26 Eylül 2013 Perşembe

tüm mümkünlerin kıyısında

evet mora, şimdi şu anda her şey mümkün işte...

bugünü çok farklı şekillerde geçirebilirim. sonbaharın bu ılık gününde üzerime ince bi battaniye alıp, bi makine kahve yapıp, beş on sigara sarıp L koltuğumun uzun tarafına kurulup tüm günü nicedir ertelediğim kitapları okuyarak geçirebilirim. saatleri ayarlama enstitüsünü bitiririm... nurdan gürbileğin sırası gelmiştir belki, ebi'nin hemencecik okudum çok da sevdim dediği o makaleyi okurum, kaç hafta oldu kim bilir onu gözüme yakın bi yere koyalı... evet evet onu kesin okurum, pinokyonun modern uyarlaması var, hediye geldiği günden beri niyetlendiğim ama daha giriş yazısını dahi okumadığım... lale müldür okurum belki, kaç gündür aklımda bak. sonbahar da gelmişken turgut'u daha fazla ertelemesem iyi olucak, şiir günü yapayım en iyisi bu günü, yanıma alayım bi de resim defterimi boyalarımı, kurumuş yaprak çizerim arada... ayy yoksa sadece resim mi yapsam. hava da nasıl güzel, nasıl ılık, yürüyüş yapsam önce de sonra eve gelip kitap okusam en iyisi. dışarı çıkmışken girmesem aslında, en sevdiğim kafenin en sevdiğim koltuğu boştur belki, kitapları çantama atıp orda okuyayım. biraz kitap okur, ordan sinemaya giderim, filmlere bi bakayım. bizimkiler naptı acaba, onları mı arasam... bu güzel havayı evde geçirmek olmaz, leo'ya desem de nargile mi içsek, gece hamburger yiyelim, pizza mı söylesek eve... terkosa nicedir gitmiyorum, iki üç bişi alsam amma coşarım ha..
sahafları mı dolaşsaydım... yanıma kitap almadan çıkayım, bi kitap seçip alır, kafede de onu okurum... 

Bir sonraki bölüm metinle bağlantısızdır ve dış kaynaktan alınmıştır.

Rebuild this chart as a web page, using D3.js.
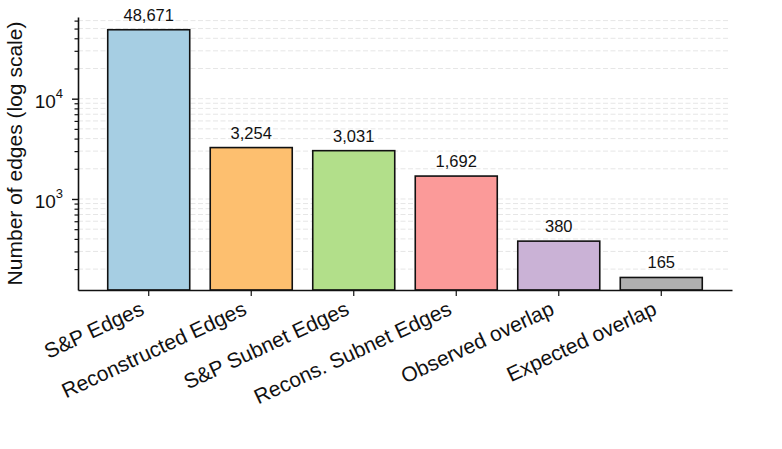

sen ne dersin mora, a mı? b mi? c mi? hepsi mi? hiçbiri mi? 

oysa teyzeme gitmeliyim bugün, yapacak işim var. niye böyle oluyor, bir şey yapmak zorunda olunca insan niye yapmak zorunda olduğu şey dışında bir sürü şey yapmak istiyor canı. yarına ertelemek istiyorum, bugün hava çok güzel, bugün hava teyzeme gidemeyecek kadar güzel mora. 

gelecekten gelen not: tüm günü ne yapsam diye düşünerek, oturduğu yerden sadece çişe gitmek suretiyle kalkarak ve arada tavana bakarak geçirdi. teyzesine de gitmedi, mümkünlerin kıyısında ordan oraya savruldu durdu... söyle mora neden böyle oldu?

2 yorum:

  1. güzel bir hâl yazısı olmuş. ellerinize sağlık. allah kurtarsın dicem ama kurtuluş yok heralde. tüm mümkünlerin kıyısında ölüyoruz hep gibi. "yaprağın bir soğuku yadırgayan yeşili ancak üstümüzdeydi"

    YanıtlaSil
  2. teşekkür ediyorum sevgili ad vermek istemeyen okuyucu. turgut uyar'la halinizi gizlemeye çalıştıysanız da 35 yaşında, göbekli bir memur olduğunuzu şıppadanak anladım. ne anasının gözüyüm ne çakalım ben.